Es que los sectores opositores, por decirlo de alguna forma, se han enamorado de las marchas callejeras, en especial luego que Macri realizara esas plazas multitudinarias tras las PASO, contagiara entusiasmo y recuperara más de dos millones de votos en las generales. Descubrieron que movilizarse da resultado. Y se han mostrado efectivos a la hora de expresarse públicamente saliendo a protestar o a cacerolear; que son formas tradicionales de mantener movilizados, encolumnados y vivos a los propios, dándole argumentos que justifiquen el alineamiento y la lealtad a la causa partidaria.

No es que sean originales por cierto, aunque sí persistentes, porque además el Gobierno nacional les concede las banderas para que salgan a hacer política desde la masividad. No sólo Cristina irrita a la oposición, especialmente después que les ganara los comicios en octubre con tantas causas judiciales en contra. Es ella, y hasta por encima de la gestión de Fernández, quien concentra el rechazo opositor.

En ese marco de banderazos y de réplicas, quedó más claro ayer que la grieta entre los dos grupos, oficialistas y opositores, es más amplia, irreconciliable e imposible de reducir; cada lado tiene sus adeptos, algunos más radicalizados que otros. Es imposible no deslizar que en el medio subyacen odios y resentimientos entre agrietadores y agrietados. Y en esa pelea entre los extremos coexiste una franja que mira atónita a los lados y que espera soluciones, no conflictos.
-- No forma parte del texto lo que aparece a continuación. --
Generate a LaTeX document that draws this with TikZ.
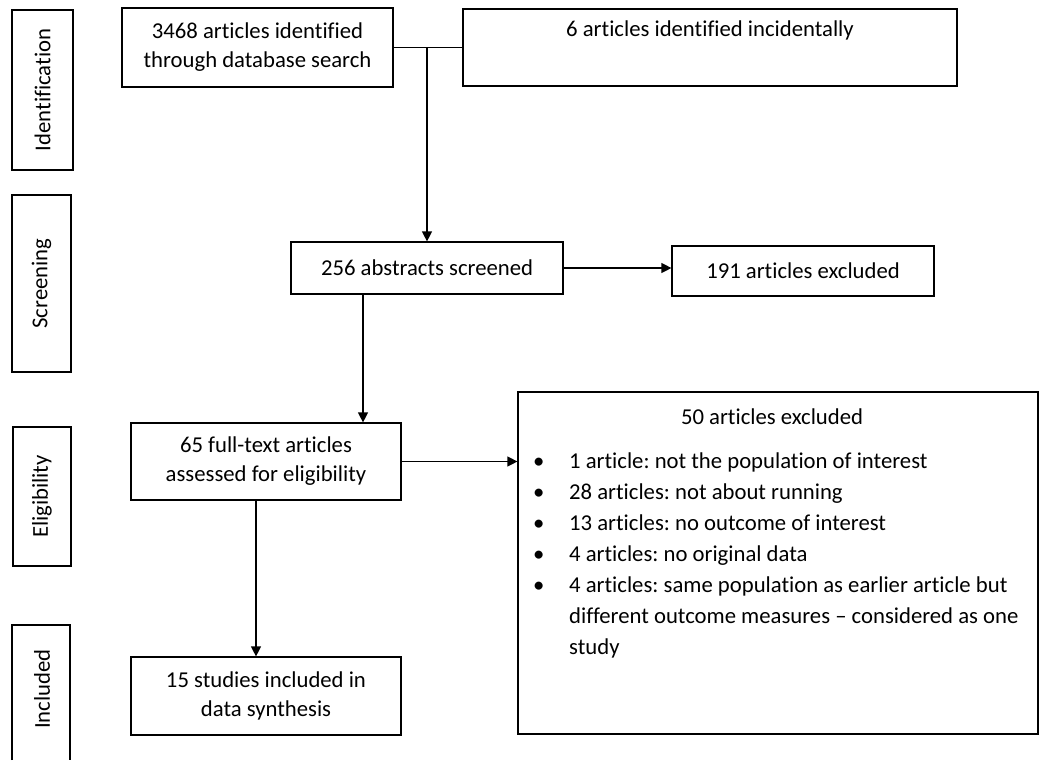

La confrontación, en la que cada bando usó a San Martín a conveniencia política -capaz que el prócer no desembarcaría tampoco hoy en el país-, torna imposible cualquier intento de diálogo político, menos uno institucional. Así, si para dirimir ideas y fortalezas el campo de batalla elegido termina siendo la calle y no el Congreso -porque a no dudar que el peronismo se debe morder por no poder salir a usar la herramienta que mejor maneja para contestar-, entonces a no soñar con un país mejor.